Peppa has moved up from the delights of Willows to branding toys, clothing, accessories and foodstuffs. As a role model, she is inoffensive despite having a limited vocabulary, being slightly porky, and contributing to the decline of bacon as a staple UK foodstuff.

Worldwide domination is nearly complete, with a network of territories now totalling 180. Merchandise sales now exceed a quarter of a billion pounds per year and she even has her own (part of a) theme park. It was there, last weekend, that we set foot onto the hallowed turf of Peppa Pig world at Paulton Park in Hampshire.

I’m not a devotee of theme parks. After remortgaging your house to gain entry, and then fast tracking if you are suitably gilded, the queues are long, getting into the car park is akin to getting through customs on the Gibraltar border, and the prices are reasonable, plus a zero on the end.
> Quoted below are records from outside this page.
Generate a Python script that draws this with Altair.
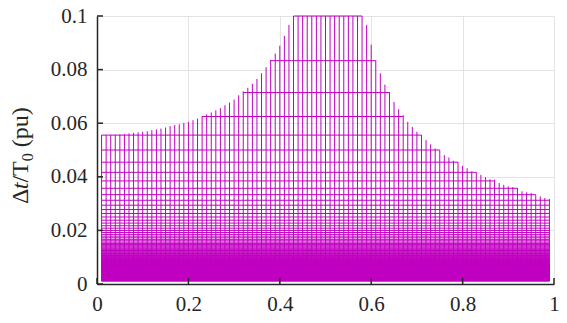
import altair as alt
import pandas as pd

# ---- data ----
stem_x = [i / 100 for i in range(1, 100)]  # 0.01 ... 0.99
stem_top = [
    0.0556, 0.0556, 0.0556, 0.0557, 0.0558, 0.0559, 0.0562, 0.0564, 0.0566, 0.0568,
    0.0570, 0.0574, 0.0577, 0.0580, 0.0584, 0.0589, 0.0593, 0.0596, 0.0601, 0.0605,
    0.0611, 0.0617, 0.0627, 0.0633, 0.0640, 0.0648, 0.0656, 0.0667, 0.0677, 0.0688,
    0.0704, 0.0719, 0.0732, 0.0747, 0.0765, 0.0786, 0.0809, 0.0836, 0.0860, 0.0889,
    0.0926, 0.0967,
    0.1, 0.1, 0.1, 0.1, 0.1, 0.1, 0.1, 0.1, 0.1, 0.1, 0.1, 0.1, 0.1, 0.1, 0.1, 0.1,
    0.0967, 0.0893, 0.0834, 0.0786, 0.0744, 0.0716, 0.0679, 0.0652, 0.0630, 0.0605,
    0.0586, 0.0568, 0.0556, 0.0537, 0.0521, 0.0506, 0.0500, 0.0481, 0.0472, 0.0460,
    0.0455, 0.0441, 0.0432, 0.0420, 0.0417, 0.0407, 0.0399, 0.0391, 0.0389, 0.0377,
    0.0370, 0.0364, 0.0362, 0.0358, 0.0346, 0.0342, 0.0340, 0.0334, 0.0327, 0.0321,
    0.0317,
]
# horizontal levels are Δt/T0 = 1/d for even divisors d
level_divisors = list(range(10, 802, 2))
x_ticks = [0, 0.2, 0.4, 0.6, 0.8, 1]
y_ticks = [0, 0.02, 0.04, 0.06, 0.08, 0.1]

levels = [1.0 / d for d in level_divisors]
lowest = min(levels)

stems = pd.DataFrame({"x": stem_x, "y0": [lowest] * len(stem_x), "top": stem_top})

rows = []
for h in levels:
    xs = [x for x, t in zip(stem_x, stem_top) if t >= h - 1e-4]
    if xs:
        rows.append({"x1": min(xs), "x2": max(xs), "h": h})
hlines = pd.DataFrame(rows)

COLOR = "#C000C0"
AX = "#262626"
FONT = "Liberation Serif"
W, H = 457, 268

xscale = alt.Scale(domain=[0, 1], nice=False, zero=False)
yscale = alt.Scale(domain=[0, 0.1], nice=False, zero=False)

xaxis = alt.Axis(values=x_ticks, format="~g", title=None, tickSize=0, labelFont=FONT,
                 labelFontSize=21, labelColor=AX, labelPadding=9, domainColor=AX,
                 domainWidth=1.5, grid=True, gridColor="#E3E3E3", gridWidth=1,
                 labelFlush=False)
yaxis = alt.Axis(values=y_ticks, format="~g", title=None, tickSize=0, labelFont=FONT,
                 labelFontSize=21, labelColor=AX, labelPadding=10, domainColor=AX,
                 domainWidth=1.5, grid=True, gridColor="#E3E3E3", gridWidth=1)

stem_layer = alt.Chart(stems).mark_rule(color=COLOR, strokeWidth=1).encode(
    x=alt.X("x:Q", scale=xscale, axis=xaxis),
    y=alt.Y("y0:Q", scale=yscale, axis=yaxis),
    y2="top:Q",
)

h_layer = alt.Chart(hlines).mark_rule(color=COLOR, strokeWidth=1).encode(
    x=alt.X("x1:Q", scale=xscale),
    x2="x2:Q",
    y=alt.Y("h:Q", scale=yscale),
)

xt = pd.DataFrame({"v": x_ticks})
yt = pd.DataFrame({"v": y_ticks})
xtick_layer = alt.Chart(xt).mark_rule(color=AX, strokeWidth=1.5).encode(
    x=alt.X("v:Q", scale=xscale), y=alt.value(H), y2=alt.value(H - 6))
ytick_layer = alt.Chart(yt).mark_rule(color=AX, strokeWidth=1.5).encode(
    y=alt.Y("v:Q", scale=yscale), x=alt.value(0), x2=alt.value(6))

# y-axis title: Δt/T0 (pu) with italic t and subscript 0
TS = 24
def piece(txt, y, x=-69, size=TS, style="normal"):
    return alt.Chart(pd.DataFrame({"s": [txt]})).mark_text(
        angle=270, align="left", baseline="alphabetic", font=FONT, fontSize=size,
        fontStyle=style, color=AX).encode(text="s:N", x=alt.value(x), y=alt.value(y))

y0 = 188
p1 = piece("Δ", y0)
p2 = piece("t", y0 - 14.7, style="italic")
p3 = piece("/T", y0 - 14.7 - 6.7)
p4 = piece("0", y0 - 14.7 - 6.7 - 21.3, x=-64, size=16)
p5 = piece("(pu)", y0 - 14.7 - 6.7 - 21.3 - 8 - 6)

chart = alt.layer(h_layer, stem_layer, xtick_layer, ytick_layer, p1, p2, p3, p4, p5).properties(
    width=W, height=H,
    autosize=alt.AutoSizeParams(type="none"),
    padding={"left": 89, "top": 8, "right": 5, "bottom": 30},
).configure_view(stroke=None)

chart.save("out.html", embed_options={"renderer": "svg", "actions": False})
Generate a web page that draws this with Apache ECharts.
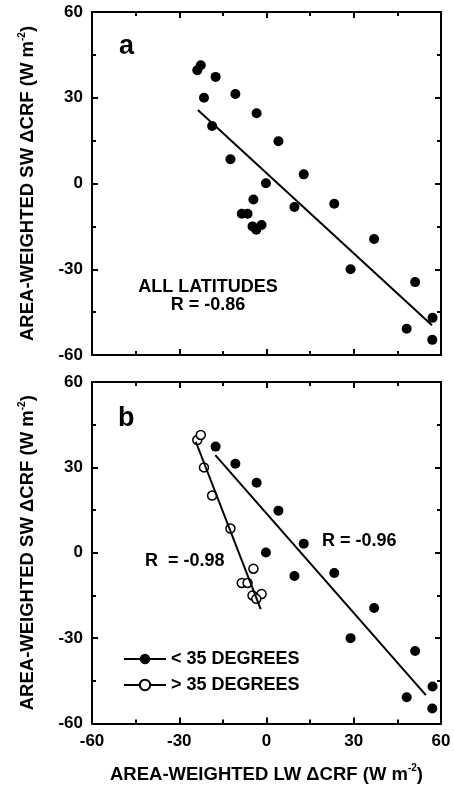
<!DOCTYPE html>
<html>
<head>
<meta charset="utf-8">
<script src="https://cdn.jsdelivr.net/npm/echarts@6/dist/echarts.min.js"></script>
<style>
  html, body { margin: 0; padding: 0; background: #fff; }
  #chart { width: 454px; height: 785px; }
</style>
</head>
<body>
<div id="chart"></div>
<script>
// < 35 degrees (filled dots)
const lowX = [-17.5, -10.7, -3.4, 4.1, -0.2, 12.8, 9.6, 23.3, 37.0, 28.9, 51.1, 48.2, 57.1, 57.0]
const lowY = [37.3, 31.3, 24.6, 14.8, 0.1, 3.2, -8.2, -7.1, -19.4, -30.0, -34.5, -50.8, -47.0, -54.7]
// > 35 degrees (open dots)
const highX = [-23.8, -22.6, -21.5, -18.7, -12.4, -4.5, -8.5, -6.5, -4.8, -1.7, -3.5]
const highY = [39.6, 41.4, 30.0, 20.1, 8.5, -5.6, -10.6, -10.6, -15.0, -14.5, -16.2]
// fitted lines, end points
const fitAllX = [-23.6, 56.9]
const fitAllY = [25.7, -49.6]
const fitLowX = [-17.6, 54.8]
const fitLowY = [34.3, -50.0]
const fitHighX = [-24.3, -2.0]
const fitHighY = [39.0, -19.8]
const ticks = [-60, -30, 0, 30, 60]

const FONT = '"Liberation Sans", Arial, Helvetica, sans-serif'
const pairs = (xs, ys) => xs.map((x, i) => [x, ys[i]])

const nameRich = {
  n: { fontFamily: FONT, fontWeight: 'bold', fontSize: 18.5, color: '#000', lineHeight: 22 },
  sup: { fontFamily: FONT, fontWeight: 'bold', fontSize: 10, color: '#000', lineHeight: 10, verticalAlign: 'top' }
}

function axis (opt) {
  return Object.assign({
    type: 'value',
    min: ticks[0],
    max: ticks[ticks.length - 1],
    interval: 30,
    axisLine: { show: true, onZero: false, lineStyle: { color: '#000', width: 2 } },
    axisTick: { show: true, inside: true, length: 6, lineStyle: { color: '#000', width: 2 } },
    minorTick: { show: true, splitNumber: 2, length: 4, lineStyle: { color: '#000', width: 2 } },
    splitLine: { show: false },
    axisLabel: { show: false }
  }, opt)
}

const label = {
  show: true,
  color: '#000',
  fontFamily: FONT,
  fontWeight: 'bold',
  fontSize: 17
}

const dotFilled = { color: '#000', opacity: 1 }
const dotOpen = { color: '#fff', borderColor: '#000', borderWidth: 1.5, opacity: 1 }

const chart = echarts.init(document.getElementById('chart'))

chart.setOption({
  backgroundColor: '#fff',
  animation: false,
  grid: [
    { left: 92, top: 12, width: 349, height: 343 },
    { left: 92, top: 382, width: 349, height: 343 }
  ],
  xAxis: [
    axis({ gridIndex: 0, position: 'bottom' }),
    axis({ gridIndex: 0, position: 'top' }),
    axis({
      gridIndex: 1,
      position: 'bottom',
      axisLabel: Object.assign({ margin: 9 }, label),
      name: '{n|AREA-WEIGHTED LW ΔCRF (W m}{sup|-2}{n|)}',
      nameLocation: 'middle',
      nameGap: 40,
      nameTextStyle: { rich: nameRich }
    }),
    axis({ gridIndex: 1, position: 'top' })
  ],
  yAxis: [
    axis({
      gridIndex: 0,
      position: 'left',
      axisLabel: Object.assign({ margin: 9 }, label),
      name: '{n|AREA-WEIGHTED SW ΔCRF (W m}{sup|-2}{n|)}',
      nameLocation: 'middle',
      nameRotate: 90,
      nameGap: 53,
      nameTextStyle: { rich: nameRich }
    }),
    axis({ gridIndex: 0, position: 'right' }),
    axis({
      gridIndex: 1,
      position: 'left',
      axisLabel: Object.assign({ margin: 9 }, label),
      name: '{n|AREA-WEIGHTED SW ΔCRF (W m}{sup|-2}{n|)}',
      nameLocation: 'middle',
      nameRotate: 90,
      nameGap: 53,
      nameTextStyle: { rich: nameRich }
    }),
    axis({ gridIndex: 1, position: 'right' })
  ],
  legend: {
    data: ['< 35 DEGREES', '> 35 DEGREES'],
    left: 118,
    top: 645,
    orient: 'vertical',
    itemWidth: 42,
    itemHeight: 13,
    itemGap: 8,
    selectedMode: false,
    textStyle: { fontFamily: FONT, fontWeight: 'bold', fontSize: 18, color: '#000' }
  },
  series: [
    // panel a
    {
      name: 'fit all',
      type: 'line',
      xAxisIndex: 0,
      yAxisIndex: 0,
      data: pairs(fitAllX, fitAllY),
      showSymbol: false,
      lineStyle: { color: '#000', width: 2 }
    },
    {
      name: 'all low',
      type: 'scatter',
      xAxisIndex: 0,
      yAxisIndex: 0,
      data: pairs(lowX, lowY),
      symbolSize: 10,
      itemStyle: dotFilled
    },
    {
      name: 'all high',
      type: 'scatter',
      xAxisIndex: 0,
      yAxisIndex: 0,
      data: pairs(highX, highY),
      symbolSize: 10,
      itemStyle: dotFilled
    },
    // panel b
    {
      name: '< 35 DEGREES',
      type: 'line',
      xAxisIndex: 2,
      yAxisIndex: 2,
      data: pairs(fitLowX, fitLowY),
      symbol: 'circle',
      showSymbol: false,
      lineStyle: { color: '#000', width: 2 },
      itemStyle: dotFilled
    },
    {
      name: '> 35 DEGREES',
      type: 'line',
      xAxisIndex: 2,
      yAxisIndex: 2,
      data: pairs(fitHighX, fitHighY),
      symbol: 'circle',
      showSymbol: false,
      lineStyle: { color: '#000', width: 2 },
      itemStyle: dotOpen
    },
    {
      name: 'low pts',
      type: 'scatter',
      xAxisIndex: 2,
      yAxisIndex: 2,
      data: pairs(lowX, lowY),
      symbolSize: 10,
      itemStyle: dotFilled
    },
    {
      name: 'high pts',
      type: 'scatter',
      xAxisIndex: 2,
      yAxisIndex: 2,
      data: pairs(highX, highY),
      symbolSize: 9,
      itemStyle: dotOpen
    }
  ],
  graphic: [
    { type: 'text', left: 119, top: 33, style: { text: 'a', font: 'bold 27px ' + FONT, fill: '#000' } },
    { type: 'text', left: 118, top: 405, style: { text: 'b', font: 'bold 27px ' + FONT, fill: '#000' } },
    { type: 'text', x: 208, y: 287, style: { text: 'ALL LATITUDES', font: 'bold 18px ' + FONT, fill: '#000', textAlign: 'center', textVerticalAlign: 'middle' } },
    { type: 'text', x: 208, y: 305, style: { text: 'R = -0.86', font: 'bold 18px ' + FONT, fill: '#000', textAlign: 'center', textVerticalAlign: 'middle' } },
    { type: 'text', x: 322, y: 541, style: { text: 'R = -0.96', font: 'bold 18px ' + FONT, fill: '#000', textVerticalAlign: 'middle' } },
    { type: 'text', x: 145, y: 561, style: { text: 'R  = -0.98', font: 'bold 18px ' + FONT, fill: '#000', textVerticalAlign: 'middle' } }
  ]
})
</script>
</body>
</html>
With the kids ecstatic, you have no choice but to suck it up as you are mugged by teenage staff who are pre-programmed to smile and fool you into a false sense of financial security.

With Peppa now employing TV production crews, animators, marketing gurus and Paulton’s staff, she is also responsible for others finding fame, such as Hertfordshire’s own Hayley Bird. Aged 15, she has been the voice of Peppa for 10 years and resides in Tring. She will leave school never needing to work again having brought home the bacon.

So why is Peppa such a draw? The secret of her success lies in her simplicity. For parents, she is a short-term babysitter. The characters drive cars and live in human houses, besides the Rabbit family, who have gone all eco and live underground. They string out a story about splashing in a muddy puddle for 15 minutes and the formula is so successful that they have released a feature-length film. The plot of that I’m unsure about but I guess it will involve something like a trip to Westfield to buy a new trough.

As for the Peppa pig theme park? Well, I must confess I’m a convert. It was clean, the rides were great for the kids, the colours bright and I managed to avoid the shop upon exit. Keep up the good work, Peppa. When looking for activity to while away the holidays, you are the oinkment required to alleviate boredom and that’s not something to be snorted at.